MaterializeInc · mgree · Oct 28, 2024 · Oct 30, 2024 · Nov 13, 2024 · Nov 13, 2024
diff --git a/doc/developer/design/20241028_optimizer_releases.md b/doc/developer/design/20241028_optimizer_releases.md
@@ -0,0 +1,99 @@
+# Optimizer Release Engineering
+
+## The Problem
+
+Currently, users run on "Materialize weekly", but:
+
+  1. That cannot be case forever, as self-hosted users may not upgrade immediately.
+  2. That is not always good for users, who can experience regressions when optimizer changes don't suit their workloads.
+  3. That is not always good for people working on the optimizer, who must size their work and gate it with feature flags to accommodate the weekly release schedule.
+
+## Success Criteria
+
+Customers---self-hosted or cloud---will be able to qualify new optimizers before migrating to them.
+
+Optimizer engineers will be able to develop features with confidence, namely:
+
+  - introducing new transforms
+  - updating existing transforms
+  - targeting new dataflow operators
+  - changing AST types for HIR, MIR, or LIR
+
+Optimizer engineers will be able to deploy hotfixes to cloud customers.
+
+## Solution Proposal
+
+We propose the following solution:
+
+  1. Refactor existing `sql`, `expr`, `compute-types`, and `transform` crates to extract `optimizer` and `optimizer-types` crates.

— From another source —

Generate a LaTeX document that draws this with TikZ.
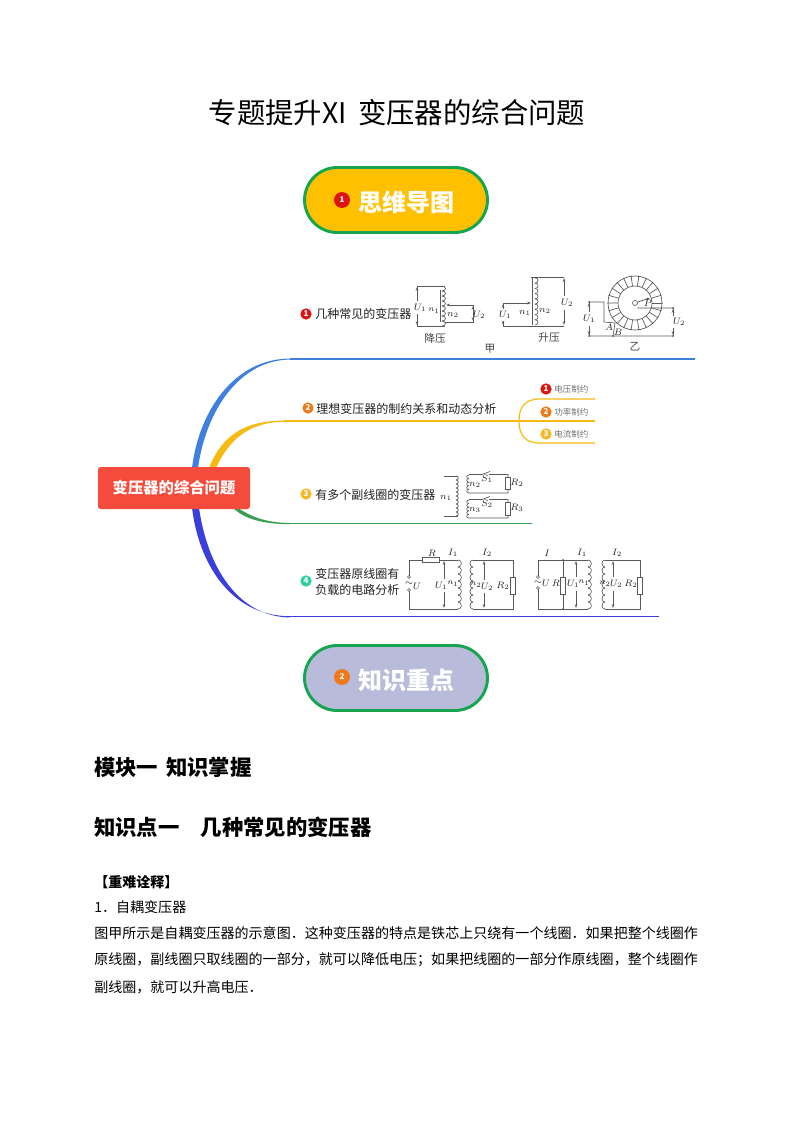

+  2. Version the `optimizer` crate. The `optimizer-types` crate will contain traits and types that are stable across all three versions (e.g., sufficient interfaces to calculate the dependencies of various expression `enum`s without fixing any of their details).
+  3. Work on three versions of the `optimizer` crate at once:
+     - **unstable**/**hot** active development
+     - **testing**/**warm** most recently cut release of the optimizer
+     - **stable**/**cold** previously cut release of the optimizer
+     These versions will be tracked as copies of the crate in the repo (but see ["Alternatives"](#alternatives)).
+  4. Rotate versions treadmill style, in some way matching the cadence of the self-hosted release. (Likely, we will want to use the cloud release to qualify a self-hosted release.)
+
+We do not need to commit to this process up front. We can instead begin by:
+
+  - Refactoring the crates (as decribed below)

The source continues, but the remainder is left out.